1. As noted, streams still cost extra movement points for Explorers and Surveyors, so Rivermen is actually quite valuable for them, as streams are an extremely common terrain feature and slow down your exploration and path-building quite a bit.

2. If you start in a dense forest, the Woodsmen trait can save you a huge amount of grief on any active clan like Hunters or Gatherers.

Some traits like Greedy, Corrupt, Low Fertility, and anything that lowers mood like Miserable will make a clan permanently worse at resource production. While you can just stick those clans in a resource producing job anyway and deal with the inefficiency, often a better choice is to put them in a production-enhancing job. These are the jobs like Potter and Tiller on the left side of the tech tree, which enhance the production of your other workers but don’t produce anything themselves. These jobs can be extremely powerful, and since they produce nothing on their own, a lowered resource production trait does not affect them at all.
Cheesemaking
Mood enhancement through intentional desire manipulation is possible. Granting a desire makes a clan happier--and therefore more productive--permanently, so putting a clan in a job you know they dislike so they develop the desire to leave it results in basically a free productivity boost as long as you have the flexibility to retrain them.

Similarly, while one clan will always become upset from being punished for a feud, the other will always become happier.
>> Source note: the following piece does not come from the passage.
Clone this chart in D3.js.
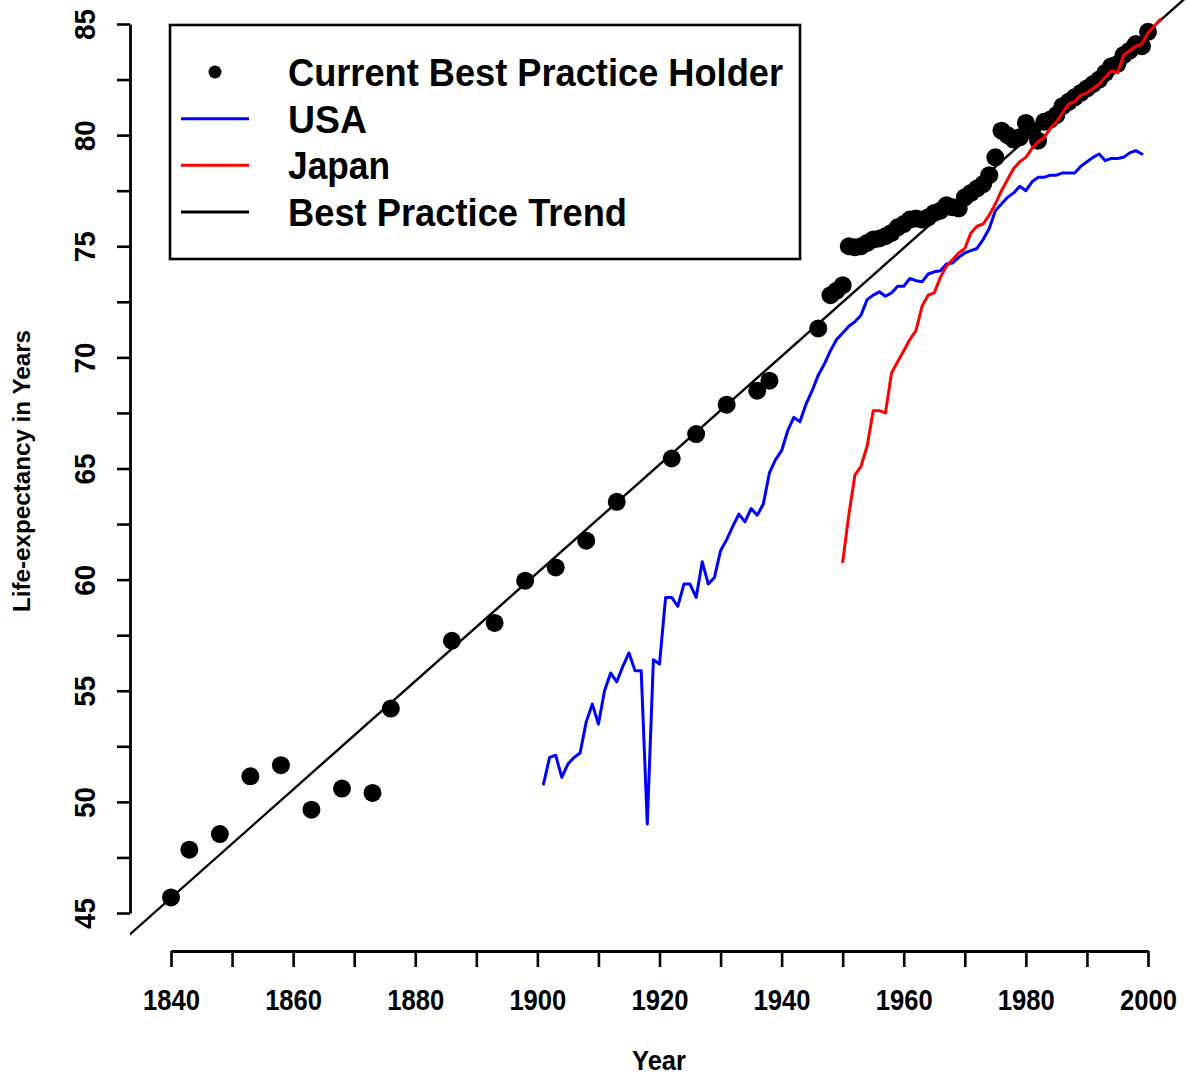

So placing a feud-prone clan in your settlement on purpose will eventually result in a permanent happiness boost for either them or whoever they pick a fight with. Since the fallout of punishment is so annoying to deal with I don’t generally recommend doing this, but if you really can’t do anything else with a jerk clan and don’t feel like killing them, putting them in the settlement and making them the tribe punishment monkey for mood boosts for everyone else is at least one way they can contribute.